3rd Chairman of the Federal Communications Commission
- In office October 1, 1937 – July 25, 1939
- President: Franklin D. Roosevelt
- Preceded by: Anning S. Prall
- Succeeded by: James Lawrence Fly

2nd Chairman of the Federal Power Commission
- In office July 19, 1933 – September 30, 1937
- Preceded by: George Otis Smith
- Succeeded by: Clyde L. Seavey

Member of the Federal Power Commission
- In office December 27, 1930 - June 22, 1934
- President: Herbert Hoover Franklin D. Roosevelt
- Preceded by: position established

Mayor of Charlotte
- In office 1917–1920
- Preceded by: Thomas Kirkpatrick
- Succeeded by: John Wilson

Personal details
- Born: Frank Ramsay McNinch April 27, 1873 Charlotte, North Carolina
- Died: April 2, 1950 (aged 76)
- Party: Democratic

= Frank R. McNinch =

American politician (1873–1950)

Frank Ramsay McNinch (April 27, 1873 – April 2, 1950) was a political figure who served as the mayor of Charlotte, as chairman of the Federal Power Commission, and as chairman of the Federal Communications Commission.
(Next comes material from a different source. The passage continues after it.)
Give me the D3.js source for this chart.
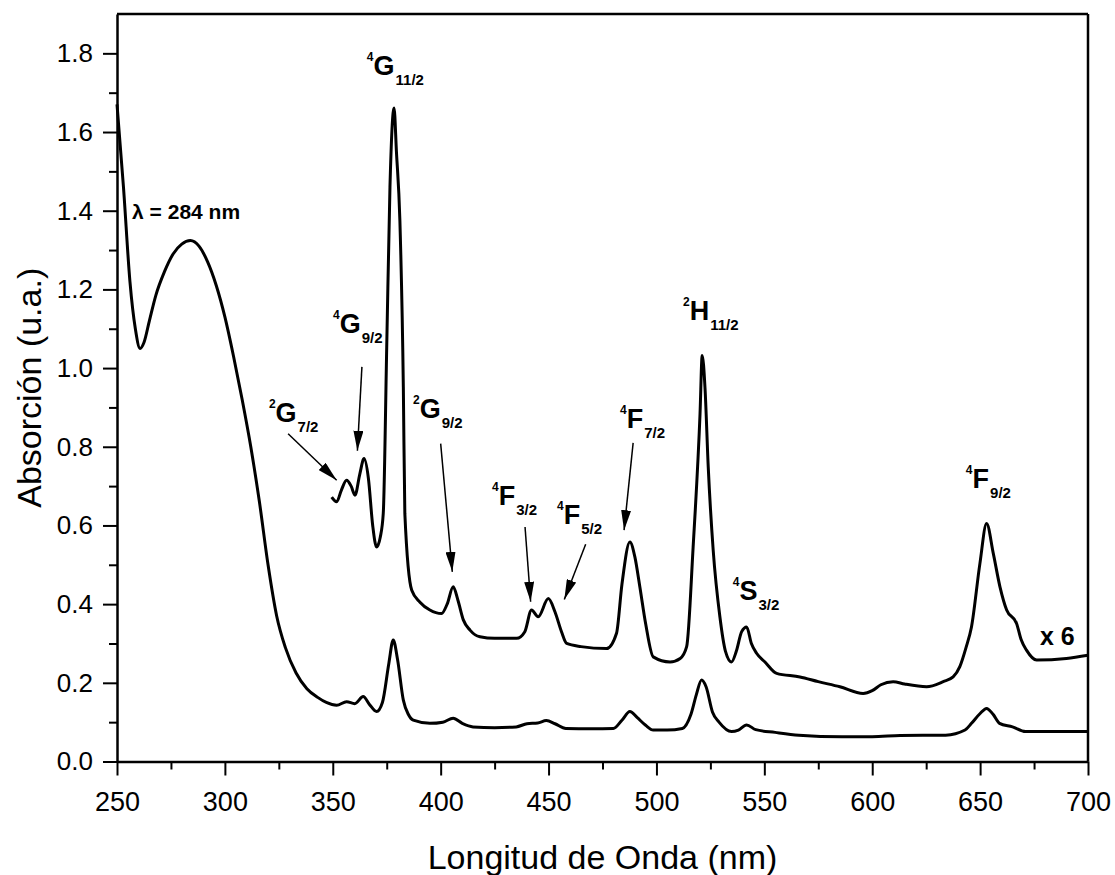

In the 1928 presidential election, McNinch, a Democrat, supported Republican Herbert Hoover for president. After he was elected, Hoover appointed McNinch to a seat on the Federal Power Commission, leading to a split in the North Carolina Democratic Party that damaged the political fortunes of new U.S. Sen. Cameron Morrison, a friend of McNinch. He was later appointed FPC chairman by Franklin D. Roosevelt.

The controversial 1938 Orson Welles War of the Worlds radio broadcast occurred during his tenure as FCC head. McNinch resigned as FCC chairman on July 25, 1939, due to ill health.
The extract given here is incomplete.